A long awaited conference combined together with a HEMA event. A project that brought together both martial arts practitioners and scholars around the study of a single fight book. Pietro del Monte was a famous condotierre of the late fifteenth and early sixteenth century. He left us, among other books, a real treasure for martial arts culture: the collected exercises (Collectanea), printed in Milan in 1509 after his death at the battle of Agnadelo. Besides several pioneer works, the Collectanea was surprisingly neglected by scholars’ and martial arts practitioners’ attention alike, mainly because of the difficulty in accessing the text. The situation changed significantly with the forthcoming digital edition at Bibliothèques Virtuelles Humanistes (-forthcoming- Vincent Deluz and Daniel Jaquet), the publication of two English translations (Jeffrey Forgeng and Mike Prendergast), the Italian translation (-forthcomming- Roberto Gotti, Giacomino Morandini, Jacopo Penso and Moreno Ricci) and the conference currently reviewed.
Held at the Centre for Renaissance Studies and the European Institute for The History and Cultures of Food (University of Tours), the conference gathered specialists who shed more light into the art of combat as seen by Pietro del Monte, with academic lectures, object handling during a special exhibition, and with the practical interpretation of gestures in the gym.
Prof Pascal Brioist (CESR, Tours) opened the day by outlining the military career of Pietro del Monte and by reviewing the historiography about the man. Notably, he showed early scholarly works predating the well-known works of Marie-Madeleine Fontaine and Sydney Anglo. Dr. Daniel Jaquet (Castle of Morges/CESR, Tours) explained the works and process behind the forthcoming edition, encoded with TEI, and the potential for further studies. Dr. Pierre-Henry Bas (University of Paris-Sorbonne) focused on the place of the horse and riding in the art of combat of Pietro del Monte. Jabob Deacon (University of Leeds) and Dr. Iason-Eleftherios Tzouriadis addressed the use of staff weapons in the Collectanea, with a comparative analysis of other fight books from this period. Dr. Jeffrey Forgeng (Worcester Museum, Boston) and Mike Prendergast discussed their respective approaches in translating the Collectanea. Dr. Manuel Valle Ortiz (Agea Editore) presented the Escorial manuscript of the Collectanea and shared his discovery of a later copy of the same manuscript. Roberto Gotti (Museum of Martial Arts, Botticino) brought objects related to Pietro del Monte’s art of combat for a special exhibition. He notably brought a commemorative coin with the effigy of the master and discovered a banner of his troops at the battle of Agnadelo. Alongside fight books of the period, both printed and in manuscript form, he displayed panels of a fifteenth century painted roof with fighting postures, a side-sword, and an arming belt. The day concluded with a fruitful discussion about the need for further research. Two speakers could not attend. Vincent Deluz (University of Geneva) sharing his work on the tradition of wrestling plays across martial sources, and Dr.
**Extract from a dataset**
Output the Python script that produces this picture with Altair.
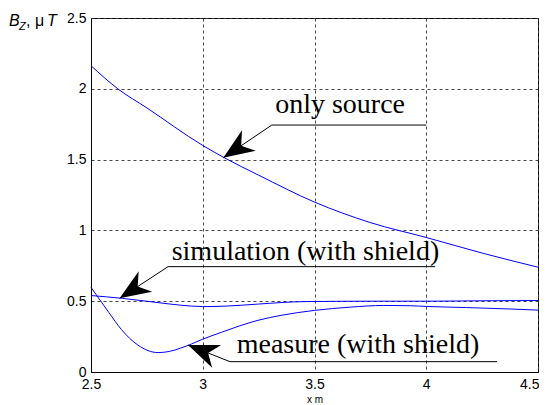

Nicolas Baptiste (University of Chambery) addressing the “scientific” description of arms and armour by the master. Both papers will be included in the forthcoming proceedings of the conference (to appear in the journal Acta Periodica Duellatorum in 2019).
The second day of the conference took place in a gym’s hall, with the support of the HEMA group AMHE Touraine, and the order of workshops followed that of the teachings of Monte in the original text. An interpretation of selected wrestling plays was proposed by Dr. Daniel Jaquet (Gagschola, Geneva), as the underlying martial discipline for all weapons. The attendants had the opportunity to perform free-play based on the preferred ruleset of the master. Dr. Iason-Eleftherios Tzouriadis and Jacob Deacon (KDF, Leeds) tackled the use of the pollaxe, as the favourite weapon of Pietro del Monte. Roberto Gotti and Jacopo Penso (Guardia di Croce and Sala delle Armi) performed a demonstration of martial principles underlying the 52 lines of the second book of the Collectanea dedicated to the plays of the two-handed sword. Mike Prendergast (HCA, Dublin) concluded the day with the use of the single sword, showing how all these interpretation are connected.
As the organiser, I believe that this event was successful in bringing together both worlds: the scholars and the martial arts practitioners. This is reflected by the mixed audience, from both groups, that attended both days. Hopefully, under the umbrella of the Society for Historical European Martial Arts Studies, we will organise more events of the same format, for the shared benefits of all parties interested.